Exercise goal:
Copy the records below exactly as they appear.

[Charts and diagrams as code]
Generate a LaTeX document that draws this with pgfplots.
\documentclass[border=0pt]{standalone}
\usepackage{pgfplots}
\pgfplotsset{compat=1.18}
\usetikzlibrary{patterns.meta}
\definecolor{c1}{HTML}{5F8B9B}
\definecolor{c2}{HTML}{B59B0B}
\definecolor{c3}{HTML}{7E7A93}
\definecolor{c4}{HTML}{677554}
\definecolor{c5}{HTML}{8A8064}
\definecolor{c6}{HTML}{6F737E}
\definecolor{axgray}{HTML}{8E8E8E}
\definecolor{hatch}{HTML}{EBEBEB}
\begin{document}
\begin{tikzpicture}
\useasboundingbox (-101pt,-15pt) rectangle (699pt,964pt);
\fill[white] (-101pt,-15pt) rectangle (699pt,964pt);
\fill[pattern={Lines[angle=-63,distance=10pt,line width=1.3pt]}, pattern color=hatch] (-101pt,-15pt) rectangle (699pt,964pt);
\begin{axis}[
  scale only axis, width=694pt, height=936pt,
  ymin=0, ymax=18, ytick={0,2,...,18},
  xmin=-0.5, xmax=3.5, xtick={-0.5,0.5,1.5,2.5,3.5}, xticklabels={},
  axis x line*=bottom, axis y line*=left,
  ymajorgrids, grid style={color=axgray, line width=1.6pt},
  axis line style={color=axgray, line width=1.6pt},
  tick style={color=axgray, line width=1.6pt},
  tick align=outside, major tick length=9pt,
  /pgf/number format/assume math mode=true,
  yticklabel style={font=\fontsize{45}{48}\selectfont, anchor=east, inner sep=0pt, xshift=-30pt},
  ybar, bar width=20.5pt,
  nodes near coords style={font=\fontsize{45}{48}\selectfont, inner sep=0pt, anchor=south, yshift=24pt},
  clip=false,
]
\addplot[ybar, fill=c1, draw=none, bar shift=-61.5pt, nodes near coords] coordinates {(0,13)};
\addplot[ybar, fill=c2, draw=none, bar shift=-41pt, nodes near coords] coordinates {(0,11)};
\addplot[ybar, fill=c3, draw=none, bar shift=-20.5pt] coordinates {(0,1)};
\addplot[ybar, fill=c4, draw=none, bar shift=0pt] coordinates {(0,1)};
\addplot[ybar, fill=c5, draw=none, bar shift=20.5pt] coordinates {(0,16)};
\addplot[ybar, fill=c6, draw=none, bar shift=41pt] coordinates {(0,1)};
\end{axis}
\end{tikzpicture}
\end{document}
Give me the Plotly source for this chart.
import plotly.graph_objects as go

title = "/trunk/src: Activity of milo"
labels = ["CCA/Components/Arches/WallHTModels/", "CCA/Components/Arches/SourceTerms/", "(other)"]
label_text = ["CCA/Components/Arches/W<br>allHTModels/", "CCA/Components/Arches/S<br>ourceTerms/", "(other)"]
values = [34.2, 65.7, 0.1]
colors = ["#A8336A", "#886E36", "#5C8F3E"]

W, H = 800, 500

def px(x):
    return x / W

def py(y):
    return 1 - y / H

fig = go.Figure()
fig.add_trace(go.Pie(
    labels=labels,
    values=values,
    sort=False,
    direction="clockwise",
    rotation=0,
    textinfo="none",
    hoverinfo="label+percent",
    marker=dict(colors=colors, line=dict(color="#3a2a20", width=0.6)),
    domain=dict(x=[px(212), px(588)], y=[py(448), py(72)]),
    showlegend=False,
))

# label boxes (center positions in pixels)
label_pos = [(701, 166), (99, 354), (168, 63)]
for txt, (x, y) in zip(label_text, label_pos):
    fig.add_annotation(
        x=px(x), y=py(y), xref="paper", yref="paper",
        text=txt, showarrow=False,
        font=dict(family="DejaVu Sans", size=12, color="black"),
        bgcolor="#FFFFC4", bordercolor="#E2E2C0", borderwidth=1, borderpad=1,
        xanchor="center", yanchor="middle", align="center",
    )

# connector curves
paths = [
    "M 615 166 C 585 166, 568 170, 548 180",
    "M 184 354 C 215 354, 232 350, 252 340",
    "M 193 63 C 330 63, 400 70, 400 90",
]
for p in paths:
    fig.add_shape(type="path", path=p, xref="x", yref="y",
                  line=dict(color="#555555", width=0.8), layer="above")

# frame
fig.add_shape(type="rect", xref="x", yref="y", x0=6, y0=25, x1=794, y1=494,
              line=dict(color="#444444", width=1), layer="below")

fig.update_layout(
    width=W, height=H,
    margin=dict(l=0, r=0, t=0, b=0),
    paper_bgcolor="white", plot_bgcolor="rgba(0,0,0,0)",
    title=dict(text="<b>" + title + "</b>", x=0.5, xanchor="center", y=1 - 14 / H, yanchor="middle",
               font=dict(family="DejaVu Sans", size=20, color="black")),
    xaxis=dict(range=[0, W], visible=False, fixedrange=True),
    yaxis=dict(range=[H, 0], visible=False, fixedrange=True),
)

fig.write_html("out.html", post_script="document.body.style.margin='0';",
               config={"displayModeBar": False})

Complete answer:
Generate a LaTeX document that draws this with pgfplots.
\documentclass[border=0pt]{standalone}
\usepackage{pgfplots}
\pgfplotsset{compat=1.18}
\usetikzlibrary{patterns.meta}
\definecolor{c1}{HTML}{5F8B9B}
\definecolor{c2}{HTML}{B59B0B}
\definecolor{c3}{HTML}{7E7A93}
\definecolor{c4}{HTML}{677554}
\definecolor{c5}{HTML}{8A8064}
\definecolor{c6}{HTML}{6F737E}
\definecolor{axgray}{HTML}{8E8E8E}
\definecolor{hatch}{HTML}{EBEBEB}
\begin{document}
\begin{tikzpicture}
\useasboundingbox (-101pt,-15pt) rectangle (699pt,964pt);
\fill[white] (-101pt,-15pt) rectangle (699pt,964pt);
\fill[pattern={Lines[angle=-63,distance=10pt,line width=1.3pt]}, pattern color=hatch] (-101pt,-15pt) rectangle (699pt,964pt);
\begin{axis}[
  scale only axis, width=694pt, height=936pt,
  ymin=0, ymax=18, ytick={0,2,...,18},
  xmin=-0.5, xmax=3.5, xtick={-0.5,0.5,1.5,2.5,3.5}, xticklabels={},
  axis x line*=bottom, axis y line*=left,
  ymajorgrids, grid style={color=axgray, line width=1.6pt},
  axis line style={color=axgray, line width=1.6pt},
  tick style={color=axgray, line width=1.6pt},
  tick align=outside, major tick length=9pt,
  /pgf/number format/assume math mode=true,
  yticklabel style={font=\fontsize{45}{48}\selectfont, anchor=east, inner sep=0pt, xshift=-30pt},
  ybar, bar width=20.5pt,
  nodes near coords style={font=\fontsize{45}{48}\selectfont, inner sep=0pt, anchor=south, yshift=24pt},
  clip=false,
]
\addplot[ybar, fill=c1, draw=none, bar shift=-61.5pt, nodes near coords] coordinates {(0,13)};
\addplot[ybar, fill=c2, draw=none, bar shift=-41pt, nodes near coords] coordinates {(0,11)};
\addplot[ybar, fill=c3, draw=none, bar shift=-20.5pt] coordinates {(0,1)};
\addplot[ybar, fill=c4, draw=none, bar shift=0pt] coordinates {(0,1)};
\addplot[ybar, fill=c5, draw=none, bar shift=20.5pt] coordinates {(0,16)};
\addplot[ybar, fill=c6, draw=none, bar shift=41pt] coordinates {(0,1)};
\end{axis}
\end{tikzpicture}
\end{document}
Give me the Plotly source for this chart.
import plotly.graph_objects as go

title = "/trunk/src: Activity of milo"
labels = ["CCA/Components/Arches/WallHTModels/", "CCA/Components/Arches/SourceTerms/", "(other)"]
label_text = ["CCA/Components/Arches/W<br>allHTModels/", "CCA/Components/Arches/S<br>ourceTerms/", "(other)"]
values = [34.2, 65.7, 0.1]
colors = ["#A8336A", "#886E36", "#5C8F3E"]

W, H = 800, 500

def px(x):
    return x / W

def py(y):
    return 1 - y / H

fig = go.Figure()
fig.add_trace(go.Pie(
    labels=labels,
    values=values,
    sort=False,
    direction="clockwise",
    rotation=0,
    textinfo="none",
    hoverinfo="label+percent",
    marker=dict(colors=colors, line=dict(color="#3a2a20", width=0.6)),
    domain=dict(x=[px(212), px(588)], y=[py(448), py(72)]),
    showlegend=False,
))

# label boxes (center positions in pixels)
label_pos = [(701, 166), (99, 354), (168, 63)]
for txt, (x, y) in zip(label_text, label_pos):
    fig.add_annotation(
        x=px(x), y=py(y), xref="paper", yref="paper",
        text=txt, showarrow=False,
        font=dict(family="DejaVu Sans", size=12, color="black"),
        bgcolor="#FFFFC4", bordercolor="#E2E2C0", borderwidth=1, borderpad=1,
        xanchor="center", yanchor="middle", align="center",
    )

# connector curves
paths = [
    "M 615 166 C 585 166, 568 170, 548 180",
    "M 184 354 C 215 354, 232 350, 252 340",
    "M 193 63 C 330 63, 400 70, 400 90",
]
for p in paths:
    fig.add_shape(type="path", path=p, xref="x", yref="y",
                  line=dict(color="#555555", width=0.8), layer="above")

# frame
fig.add_shape(type="rect", xref="x", yref="y", x0=6, y0=25, x1=794, y1=494,
              line=dict(color="#444444", width=1), layer="below")

fig.update_layout(
    width=W, height=H,
    margin=dict(l=0, r=0, t=0, b=0),
    paper_bgcolor="white", plot_bgcolor="rgba(0,0,0,0)",
    title=dict(text="<b>" + title + "</b>", x=0.5, xanchor="center", y=1 - 14 / H, yanchor="middle",
               font=dict(family="DejaVu Sans", size=20, color="black")),
    xaxis=dict(range=[0, W], visible=False, fixedrange=True),
    yaxis=dict(range=[H, 0], visible=False, fixedrange=True),
)

fig.write_html("out.html", post_script="document.body.style.margin='0';",
               config={"displayModeBar": False})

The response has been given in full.